第1章と第2章では、長期データの解析から、中国域での日射量の長期減少傾向を確認した。さらに、このような日射量の減少がエアロゾルの発生の多い東中国域の都市や夏季に大きいことを定量的に確認した。

第3章では、人為起原の温室効果ガスとエアロゾルのそれぞれ、あるいは両方について、産業革命前と現在における値を与えた平衡感度実験を気候モデルで行うことによって、これらの人為起原物質が引き起こす直接効果と間接効果を調べた。その結果、燃料燃焼起源エアロゾル増加の顕著な東中国域では観測データが示す日射量減少が再現され、エアロゾルが直接、太陽放射を散乱・吸収して地表面日射量が減少する直接効果が大きいことがわかった。雲量変化の効果は小さい。

一方、人為起原物質が間接的に雲場を変化させる間接効果には様々なものがあり、その大きさの評価は難しい。

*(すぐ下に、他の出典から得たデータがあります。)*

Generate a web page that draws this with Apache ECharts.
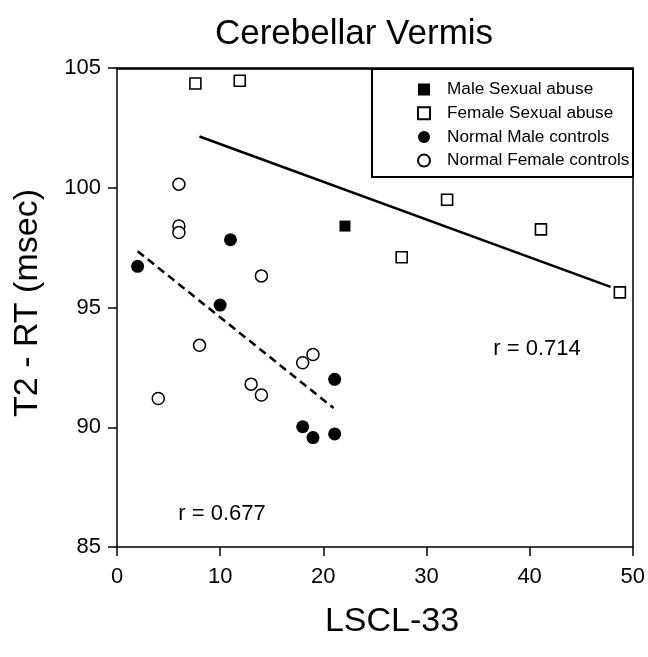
<!DOCTYPE html>
<html>
<head>
<meta charset="utf-8">
<script src="https://cdn.jsdelivr.net/npm/echarts@6/dist/echarts.min.js"></script>
<style>html,body{margin:0;padding:0;background:#fff;}#c{width:648px;height:657px;}</style>
</head>
<body>
<div id="c"></div>
<script>
// ---- data ----
const xTicks = [0, 10, 20, 30, 40, 50];
const yTicks = [85, 90, 95, 100, 105];
const maleAbuse = [[22.1, 98.4]];
const femaleAbuse = [[7.6, 104.35], [11.9, 104.47], [27.6, 97.1], [32.0, 99.5], [41.1, 98.26], [48.75, 95.63]];
const maleControls = [[2.0, 96.72], [11.0, 97.83], [10.0, 95.1], [21.1, 92.0], [18.0, 90.02], [19.0, 89.57], [21.1, 89.72]];
const femaleControls = [[6.0, 100.15], [6.0, 98.4], [6.0, 98.13], [14.0, 96.32], [8.0, 93.42], [13.0, 91.8], [14.0, 91.35], [4.0, 91.2], [18.0, 92.69], [19.0, 93.04]];
const abuseFit = [[8.0, 102.14], [47.85, 95.86]];
const controlFit = [[2.0, 97.35], [21.0, 90.8]];
const rAbuse = 'r = 0.714';
const rControl = 'r = 0.677';

const FONT = 'Liberation Sans, Arial, Helvetica, sans-serif';
const SQUARE = 'path://M0,0L10,0L10,10L0,10Z';
const chart = echarts.init(document.getElementById('c'), null, {renderer: 'canvas'});

const gridL = 117, gridT = 68, gridR = 15, gridB = 110;

chart.setOption({
  animation: false,
  backgroundColor: '#fff',
  textStyle: {fontFamily: FONT, color: '#000'},
  grid: {left: gridL, top: gridT, right: gridR, bottom: gridB, show: false},
  legend: {
    orient: 'vertical',
    left: 417, top: 81,
    itemWidth: 36, itemHeight: 12, itemGap: 6.7,
    padding: 0,
    symbolKeepAspect: true,
    textStyle: {fontSize: 17.2, fontFamily: FONT, color: '#000'},
    data: [
      {name: 'Male Sexual abuse', icon: SQUARE},
      {name: 'Female Sexual abuse', icon: SQUARE},
      {name: 'Normal Male controls', icon: 'circle'},
      {name: 'Normal Female controls', icon: 'circle'}
    ],
    selectedMode: false
  },
  xAxis: [{
    type: 'value', min: 0, max: 50, interval: 10,
    axisLine: {show: true, onZero: false, lineStyle: {color: '#000', width: 1.5}},
    axisTick: {show: true, inside: false, length: 9, lineStyle: {color: '#000', width: 1.5}},
    axisLabel: {show: true, fontSize: 22, color: '#000', fontFamily: FONT, margin: 19,
      formatter: v => xTicks.includes(v) ? String(v) : ''},
    splitLine: {show: false}
  }, {
    type: 'value', position: 'top', min: 0, max: 50,
    axisLine: {show: true, onZero: false, lineStyle: {color: '#000', width: 2.5}},
    axisTick: {show: false}, axisLabel: {show: false}, splitLine: {show: false}
  }],
  yAxis: [{
    type: 'value', min: 85, max: 105, interval: 5,
    axisLine: {show: true, onZero: false, lineStyle: {color: '#000', width: 1.5}},
    axisTick: {show: true, inside: false, length: 9, lineStyle: {color: '#000', width: 1.5}},
    axisLabel: {show: true, fontSize: 22, color: '#000', fontFamily: FONT, margin: 16,
      formatter: v => yTicks.includes(v) ? String(v) : ''},
    splitLine: {show: false}
  }, {
    type: 'value', position: 'right', min: 85, max: 105,
    axisLine: {show: true, onZero: false, lineStyle: {color: '#000', width: 1.5}},
    axisTick: {show: false}, axisLabel: {show: false}, splitLine: {show: false}
  }],
  series: [
    {name: 'Abuse fit', type: 'line', data: abuseFit, symbol: 'none', silent: true,
      lineStyle: {color: '#000', width: 2.5, type: 'solid'}, z: 1},
    {name: 'Control fit', type: 'line', data: controlFit, symbol: 'none', silent: true,
      lineStyle: {color: '#000', width: 2.5, type: [8, 5]}, z: 1},
    {name: 'Male Sexual abuse', type: 'scatter', data: maleAbuse, symbol: 'rect', symbolSize: 11,
      itemStyle: {color: '#000', opacity: 1}, z: 3},
    {name: 'Female Sexual abuse', type: 'scatter', data: femaleAbuse, symbol: 'rect', symbolSize: 11,
      itemStyle: {color: '#fff', borderColor: '#000', borderWidth: 1.6, opacity: 1}, z: 3},
    {name: 'Normal Male controls', type: 'scatter', data: maleControls, symbol: 'circle', symbolSize: 13,
      itemStyle: {color: '#000', opacity: 1}, z: 3},
    {name: 'Normal Female controls', type: 'scatter', data: femaleControls, symbol: 'circle', symbolSize: 12,
      itemStyle: {color: '#fff', borderColor: '#000', borderWidth: 1.5, opacity: 1}, z: 3}
  ],
  graphic: [
    {type: 'rect', shape: {x: 372, y: 69, width: 261, height: 108}, silent: true, z: 0,
      style: {fill: '#fff', stroke: '#000', lineWidth: 2}},
    {type: 'text', x: 354, y: 34, silent: true,
      style: {text: 'Cerebellar Vermis', font: '35px ' + FONT, fill: '#000', textAlign: 'center', textVerticalAlign: 'middle'}},
    {type: 'text', x: 392, y: 622, silent: true,
      style: {text: 'LSCL-33', font: '34px ' + FONT, fill: '#000', textAlign: 'center', textVerticalAlign: 'middle'}},
    {type: 'text', x: 28, y: 303, rotation: Math.PI / 2, silent: true,
      style: {text: 'T2 - RT (msec)', font: '34px ' + FONT, fill: '#000', textAlign: 'center', textVerticalAlign: 'middle'}},
    {type: 'text', x: 537, y: 349, silent: true,
      style: {text: rAbuse, font: '22px ' + FONT, fill: '#000', textAlign: 'center', textVerticalAlign: 'middle'}},
    {type: 'text', x: 222, y: 514, silent: true,
      style: {text: rControl, font: '22px ' + FONT, fill: '#000', textAlign: 'center', textVerticalAlign: 'middle'}}
  ]
});
</script>
</body>
</html>
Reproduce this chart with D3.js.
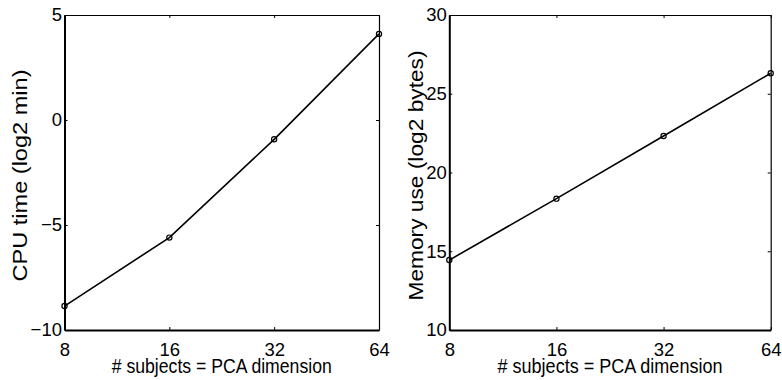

良く知られているものとして、エアロゾルは雲核となって雲場を間接的に変化させる第一種、第二種間接効果がある。しかし、モデル結果を詳細に解析した結果、主に低層雲に働く第一種、第二種間接効果だけでは説明できない大きな間接効果がみられることを本研究で新たに見いだすことができた。さらに、人為起原物質の有無による放射収支と海面温度の変化を詳細に解析した結果、このような新たな間接効果は、エアロゾルの直接効果が引き起こす海面水温変化や大気安定度の変化が間接的な大気大循環を生み出した結果、起ることが明らかになった。ここで重要な点は、このような間接循環は半球規模で起っており、東アジア域の大気汚染エアロゾルの影響は熱帯太平洋にまで及ぶことである。海面温度を固定した数値実験では、このような間接効果は生まれない。温室効果ガスが引き起こす温暖化による海面水温の上昇は、このエアロゾルの新しい間接効果と異なる雲量変化を引き起こす。その両者が気候システムに加わると、エアロゾル増加で低層の雲量増加が、温室効果気体増加で中上層の雲量減少が起るために、東アジア域の雲量変化は非常に複雑であることがモデル実験から示唆された。

第4章では、このようなモデルシミュレーションによって得られた雲量変化を観測データが示す日射量と雲量の経年変化と比較した。その結果、日射量の長年変化の地域依存性と季節変化が、主にエアロゾルの直接効果によって説明できることがわかった。また、中国東部および北部における全雲量減少が観測の方がモデル結果よりも大きいものの、モデル再現実験の傾向と整合的であることがわかった。モデル結果は、このような全雲量の減少は、温室効果ガスによる温暖化の効果がエアロゾルの間接効果による雲量増加を上回って起ると説明される。

結論として、中国域ではエアロゾル増加を主要因とする日射量減少と、温室効果気体増加を主要因とする雲量減少が同時に起こることが確認された。それに伴って、特に夏季の降水量も長期的に変化することも示唆された。'このような新しい知見は、地球温暖化現象と全球規模の大気汚染が引き起こす気候変化を理解する上で重要な知見であり、博士論文に値すると考えられる。よって、論文提出者に博士(理学)の学位を授与できると認める。